This weeks we’re looking at:
Running effective 1:1 meetings🤝
How to approach publishing content🗺️
1:1 Meetings Framework
The best argument we can make for holding regular 1:1 meetings is this: You can’t get back unproductive time.
The more time your team spends doing irrelevant or unnecessary work the less productive they are; the less productive your business is.
1:1 meetings are the most effective tool we know of to keep your team on target.
There’s many ways you can run them - here’s what works for us.
The A.C.T framework (google it).
ACCOUNTABILITY (goals and actions)
These are questions you ask your direct report to hold them accountable to their work.
Have you completed last week's actions? Yes/No
If Yes, move on
If No, what task didn't you complete and why not? & what habit can you adopt to make sure this doesn't happen again.
What will you do this week, to achieve your OKR's by the end of this quarter? (These are individual tasks - your specific next steps)
List these actions here.
Note: OKR’s can be interchanged with Rocks, Goals etc… whatever framework you use to set the big goals you want this person to achieve in your business over the next 90 days.
COACHING (issues and solutions)
These are actions for your report to complete and questions for them to answer.
Show your OKRs in traffic light fashion (green, yellow, red)
Green = on-track
Yellow = lagging
Red = off-track
Show your KPIs in traffic light fashion.
If I were to dig into these updates what would I discover in your department that is:
Good?
Not Good?
Please describe the issue in detail as well as your proposed solution.
The solution should include what you can do to solve the issue and what I can do to help unblock you.
Please list any other issues that you see in the business, with peers, with products, etc…
For each issue, please list your proposed solution, even if you are unsure of the right course of action.
Note #1: For OKR’s and KPI’s that are off-track, we ask our reports how they are going to get them back on track - but they don’t necessarily need to be addressed this meeting or via action this coming week.
Note #2: As your report proposes their solutions to issues - you should be providing feedback and suggesting better ways to attack these problems if you can see them.
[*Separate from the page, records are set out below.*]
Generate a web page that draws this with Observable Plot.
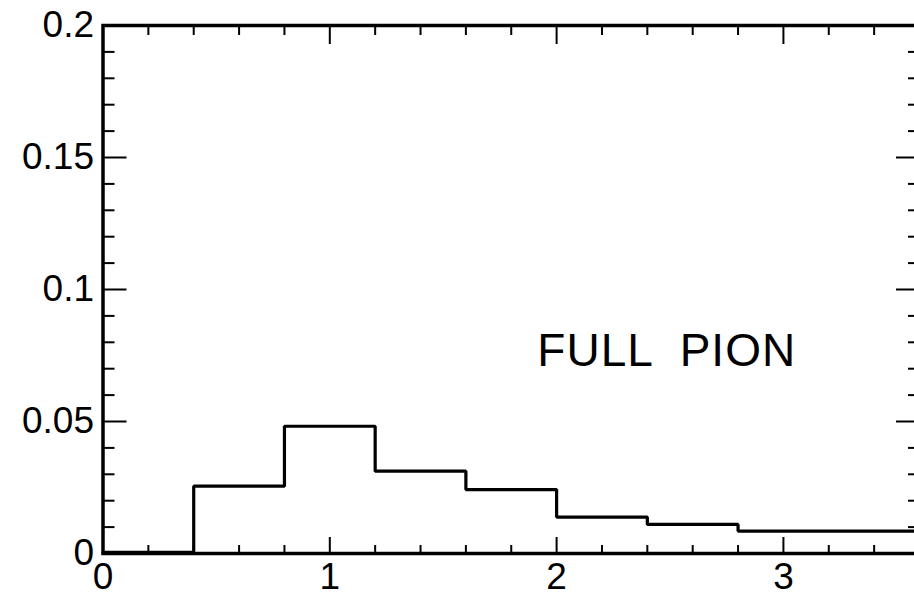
<!DOCTYPE html>
<html>
<head>
<meta charset="utf-8">
<script src="https://cdn.jsdelivr.net/npm/d3@7"></script>
<script src="https://cdn.jsdelivr.net/npm/@observablehq/plot@0.6"></script>
<style>
  html, body { margin: 0; padding: 0; overflow: hidden; background: white; }
  svg text { white-space: pre; }
</style>
</head>
<body>
<div id="chart"></div>
<script>
// Histogram bins (width 0.4) and contents
const binEdges = [0, 0.4, 0.8, 1.2, 1.6, 2.0, 2.4, 2.8, 3.2, 3.6];
const binValues = [0.0004, 0.0255, 0.0482, 0.0312, 0.0242, 0.0138, 0.011, 0.0085, 0.0085];

// Axis ticks
const xMajorTicks = [0, 1, 2, 3];
const xMinorTicks = [0.2, 0.4, 0.6, 0.8, 1.2, 1.4, 1.6, 1.8, 2.2, 2.4, 2.6, 2.8, 3.2, 3.4];
const yMajorTicks = [0, 0.05, 0.1, 0.15, 0.2];
const yMinorTicks = [0.01, 0.02, 0.03, 0.04, 0.06, 0.07, 0.08, 0.09, 0.11, 0.12, 0.13, 0.14, 0.16, 0.17, 0.18, 0.19];
const yTickLabels = ["0", "0.05", "0.1", "0.15", "0.2"];
const xTickLabels = ["0", "1", "2", "3"];

const annotation = ["FULL  PION"];

// step points: one per bin left edge, plus the final right edge
const steps = binValues.map((v, i) => ({x: binEdges[i], y: v}));
steps.push({x: binEdges[binEdges.length - 1], y: binValues[binValues.length - 1]});

const font = "'Liberation Sans', Arial, Helvetica, sans-serif";

const chart = Plot.plot({
  width: 924,
  height: 594,
  marginLeft: 102.5,
  marginRight: 5,
  marginTop: 25,
  marginBottom: 41,
  style: {maxWidth: "none", fontFamily: font, background: "white", color: "black"},
  x: {domain: [0, 3.6], label: null},
  y: {domain: [0, 0.2], label: null},
  marks: [
    // inward ticks
    Plot.axisX(xMajorTicks, {anchor: "bottom", tickSize: -16, tickFormat: () => "", strokeWidth: 2}),
    Plot.axisX(xMinorTicks, {anchor: "bottom", tickSize: -8, tickFormat: () => "", strokeWidth: 2}),
    Plot.axisX(xMajorTicks, {anchor: "top", tickSize: -18, tickFormat: () => "", strokeWidth: 2}),
    Plot.axisX(xMinorTicks, {anchor: "top", tickSize: -9, tickFormat: () => "", strokeWidth: 2}),
    Plot.axisY(yMajorTicks, {anchor: "left", tickSize: -24, tickFormat: () => "", strokeWidth: 2}),
    Plot.axisY(yMinorTicks, {anchor: "left", tickSize: -12, tickFormat: () => "", strokeWidth: 2}),
    Plot.axisY(yMajorTicks, {anchor: "right", tickSize: -24, tickFormat: () => "", strokeWidth: 2}),
    Plot.axisY(yMinorTicks, {anchor: "right", tickSize: -12, tickFormat: () => "", strokeWidth: 2}),
    // labels
    Plot.axisY(yMajorTicks, {anchor: "left", tickSize: 0, tickPadding: 9, fontSize: 37,
      tickFormat: (d) => yTickLabels[yMajorTicks.indexOf(d)], fill: "black"}),
    Plot.axisX(xMajorTicks, {anchor: "bottom", tickSize: 0, tickPadding: 9, fontSize: 37,
      tickFormat: (d) => xTickLabels[xMajorTicks.indexOf(d)], fill: "black"}),
    // histogram outline
    Plot.line(steps, {x: "x", y: "y", curve: "step-after", stroke: "black", strokeWidth: 3.2, strokeLinejoin: "miter"}),
    // frame
    Plot.frame({stroke: "black", strokeWidth: 3.5}),
    // annotation
    Plot.text(annotation, {x: 1.915, y: 0.0765, text: (d) => d, textAnchor: "start", fontSize: 46, fill: "black",
      style: {letterSpacing: "1px"}})
  ]
});
chart.querySelectorAll("text").forEach((t) => {
  if (t.textContent === annotation[0]) t.setAttribute("letter-spacing", "1");
});
document.getElementById("chart").appendChild(chart);
</script>
</body>
</html>
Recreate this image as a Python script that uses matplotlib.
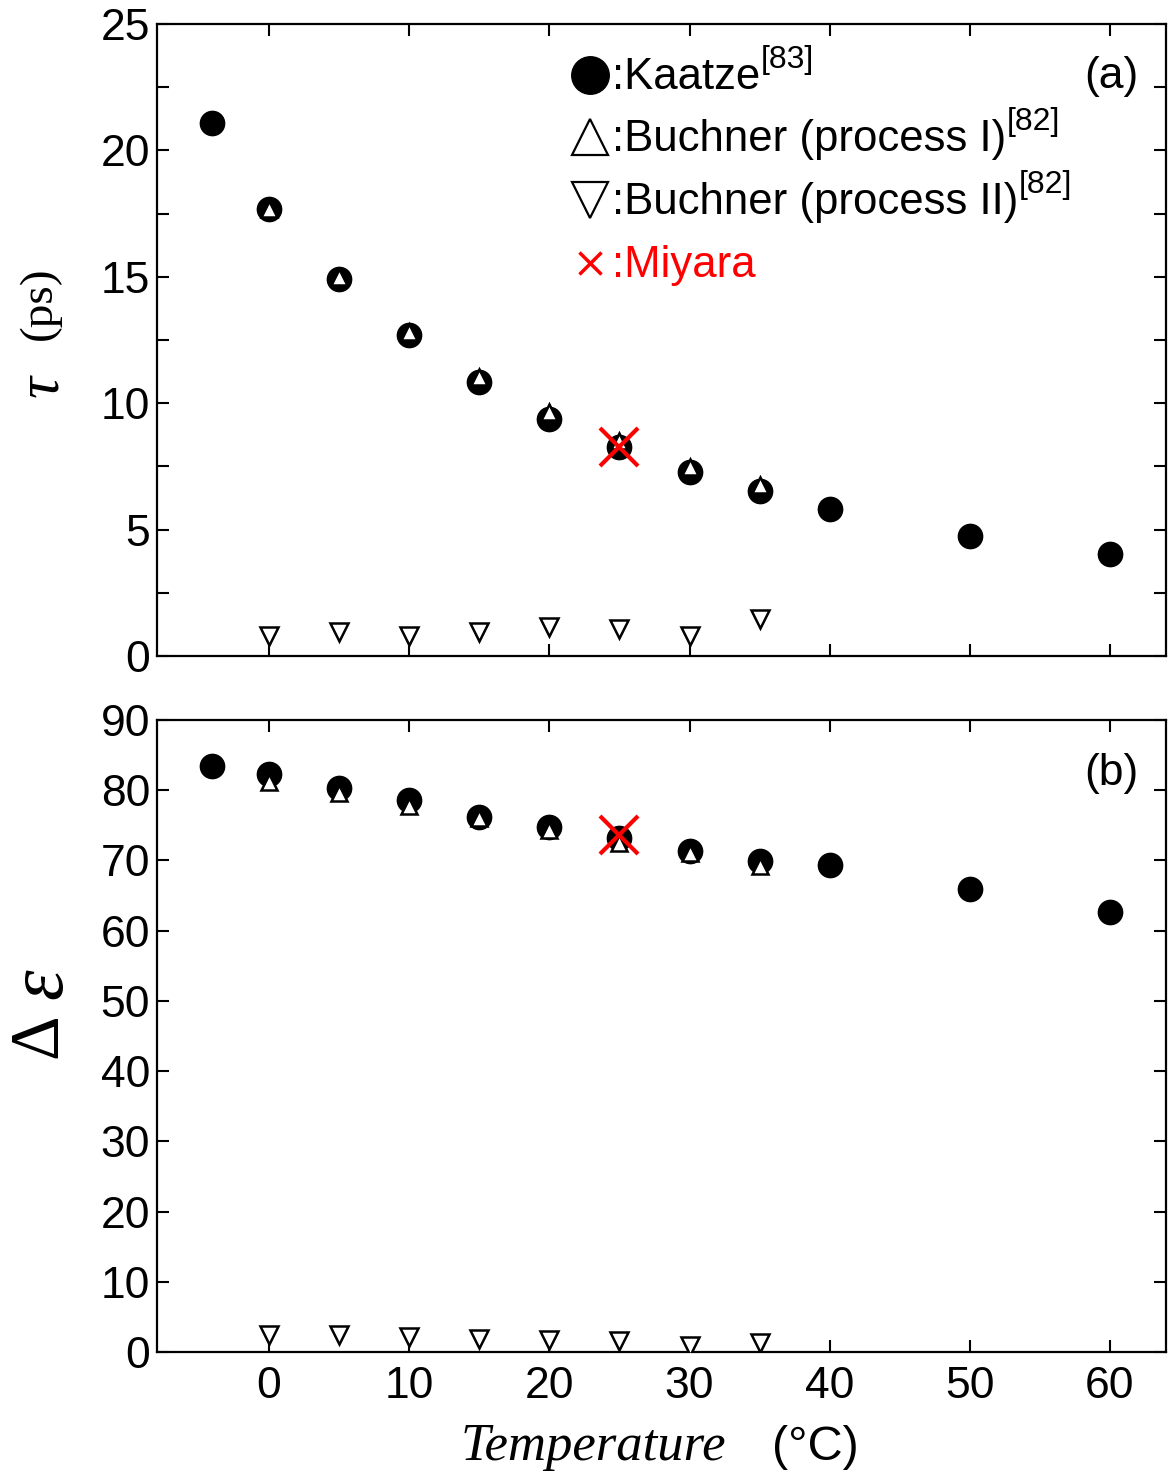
import matplotlib
matplotlib.use("Agg")
import matplotlib.pyplot as plt
import numpy as np

plt.rcParams['font.family'] = ['Liberation Sans', 'DejaVu Sans']

# ---------------- data ----------------
kaatze_T = [-4.1, 0, 5, 10, 15, 20, 25, 30, 35, 40, 50, 60]
kaatze_tau = [21.1, 17.68, 14.92, 12.68, 10.85, 9.38, 8.28, 7.29, 6.53, 5.82, 4.76, 4.05]
kaatze_de = [83.4, 82.3, 80.3, 78.6, 76.2, 74.8, 73.2, 71.3, 69.9, 69.4, 65.9, 62.7]

buch_T = [0, 5, 10, 15, 20, 25, 30, 35]
buch1_tau = [17.7, 15.0, 12.8, 11.05, 9.65, 8.5, 7.48, 6.78]
buch1_de = [81.2, 79.6, 77.8, 76.0, 74.3, 72.5, 71.1, 69.2]
buch2_tau = [0.78, 0.95, 0.8, 0.95, 1.15, 1.05, 0.8, 1.45]
buch2_de = [2.4, 2.4, 2.1, 1.9, 1.7, 1.5, 0.9, 1.3]

miyara_T = [25]
miyara_tau = [8.25]
miyara_de = [73.6]

xticks = [0, 10, 20, 30, 40, 50, 60]
tau_ticks = [0, 5, 10, 15, 20, 25]
de_ticks = [0, 10, 20, 30, 40, 50, 60, 70, 80, 90]

legend_main = [':Kaatze', ':Buchner (process I)', ':Buchner (process II)', ':Miyara']
legend_sup = ['[83]', '[82]', '[82]', '']
legend_colors = ['black', 'black', 'black', 'red']

# ---------------- figure ----------------
W, H = 1172, 1479
fig = plt.figure(figsize=(W / 100, H / 100), dpi=100)
L, R = 157 / W, 1166 / W
axA = fig.add_axes([L, 1 - 656 / H, R - L, 632 / H])
axB = fig.add_axes([L, 1 - 1352 / H, R - L, 632 / H])

FS = 32

def style(ax):
    for s in ax.spines.values():
        s.set_linewidth(1.6)
    ax.tick_params(which='both', direction='in', top=True, right=True,
                   length=8.5, width=1.5, labelsize=FS)
    ax.tick_params(axis='x', pad=10)
    ax.tick_params(axis='y', pad=5)
    ax.set_xlim(-8, 64)
    ax.set_xticks(xticks)

def draw(ax, y_k, y_b1, y_b2, y_m):
    ax.plot(kaatze_T, y_k, 'o', ms=17.5, color='black', mec='black', zorder=3)
    ax.plot(buch_T, y_b1, '^', ms=12, mfc='white', mec='black', mew=1.8, zorder=4)
    ax.plot(buch_T, y_b2, 'v', ms=13, mfc='white', mec='black', mew=1.8, zorder=4)
    ax.plot(miyara_T, y_m, 'x', ms=27, color='red', mew=3, zorder=5)

style(axA)
style(axB)
draw(axA, kaatze_tau, buch1_tau, buch2_tau, miyara_tau)
draw(axB, kaatze_de, buch1_de, buch2_de, miyara_de)

axA.set_ylim(0, 25)
axA.set_yticks(tau_ticks)
axA.set_yticks(np.arange(2.5, 25, 5.0), minor=True)
axA.tick_params(labelbottom=False)
axA.tick_params(axis='x', which='minor', bottom=False, top=False)

axB.set_ylim(0, 90)
axB.set_yticks(de_ticks)

# panel labels
axA.text(0.946, 0.899, '(a)', transform=axA.transAxes, ha='center', va='baseline', fontsize=FS)
axB.text(0.946, 0.897, '(b)', transform=axB.transAxes, ha='center', va='baseline', fontsize=FS)

# legend (drawn manually)
mx = 0.429
tx = 0.4505
axA.plot([mx], [0.919], 'o', ms=27, color='black', transform=axA.transAxes, clip_on=False)
axA.plot([mx], [0.821], '^', ms=26, mfc='white', mec='black', mew=1.6, transform=axA.transAxes, clip_on=False)
axA.plot([mx], [0.722], 'v', ms=26, mfc='white', mec='black', mew=1.6, transform=axA.transAxes, clip_on=False)
axA.plot([mx], [0.622], 'x', ms=16, color='red', mew=2.5, transform=axA.transAxes, clip_on=False)

baselines = [0.897, 0.799, 0.699, 0.600]
renderer = fig.canvas.get_renderer()
for main, sup, col, yb in zip(legend_main, legend_sup, legend_colors, baselines):
    t = axA.text(tx, yb, main, transform=axA.transAxes, fontsize=31.5, va='baseline', color=col)
    if sup:
        bb = t.get_window_extent(renderer=renderer)
        x_disp = bb.x1 + 1
        y_disp = axA.transAxes.transform((0, yb))[1] + 21
        xa, ya = axA.transAxes.inverted().transform((x_disp, y_disp))
        axA.text(xa, ya, sup, transform=axA.transAxes, fontsize=23, va='baseline', color=col)

# axis labels
fig.text(40 / W, 1 - 303 / H, '(ps)', rotation=90, ha='center', va='center',
         fontsize=34, family='Liberation Serif')
fig.text(42 / W, 1 - 386 / H, 'τ', rotation=90, ha='center', va='center',
         fontsize=44, family='Liberation Serif', style='italic')
fig.text(40 / W, 1 - 1036 / H, 'Δ', rotation=90, ha='center', va='center',
         fontsize=50, family='Liberation Serif')
fig.text(43 / W, 1 - 984 / H, 'ε', rotation=90, ha='center', va='center',
         fontsize=56, family='Liberation Serif', style='italic')
fig.text(593 / W, 1 - 1447 / H, 'Temperature', ha='center', va='center',
         fontsize=38, family='Liberation Serif', style='italic')
fig.text(815 / W, 1 - 1447 / H, '(°C)', ha='center', va='center', fontsize=35)

fig.savefig('out.png', dpi=100)
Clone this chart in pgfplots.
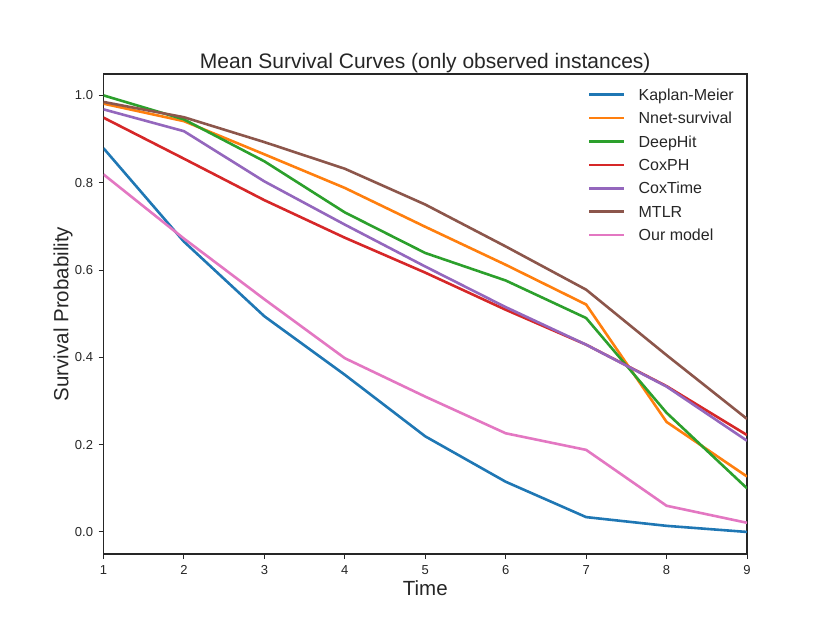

Note #3: We use scorecards to track everyone's KPIs and OKRs - scorecards are part of the EOS framework and a useful general management tool.
TRANSPARENCY (feedback)
Get feedback from your report
What am I doing well as a manager?
Request specific examples
What do you wish that I did differently?
Please include feedback that might hurt my feelings (it won't)
Give feedback to your report
What you're doing well
Give specific examples.
What I need you to do differently
Note: Make sure you take onboard feedback from your report with an open mind and act on it (way harder todo than it sounds).
SUMMARY
Make sure all solutions from the meetings are set as tasks in your task manager, assigned to the person responsible with a due date set.
OTHER RULES
Managers should prepare for the call 15 minutes before starting
The employee does 90% of the talking, and the manager does 10% of the talking.
The manager should try to draw the key issues out of the employee by asking good questions.
The manager should take notes and keep promises.
Never cancel on them - it’s okay for them to cancel on you.
Our Content Philosophy
We regularly engage in hearty debates about client content at K&J Growth.
A fly on the wall might think this is part of a rigorous process we go through to determine which content will perform best for our clients.
It’s not.
Although we do enjoy these discussions. That fly, after sitting through a few of them, would see that we are regularly wrong about the future performance of content.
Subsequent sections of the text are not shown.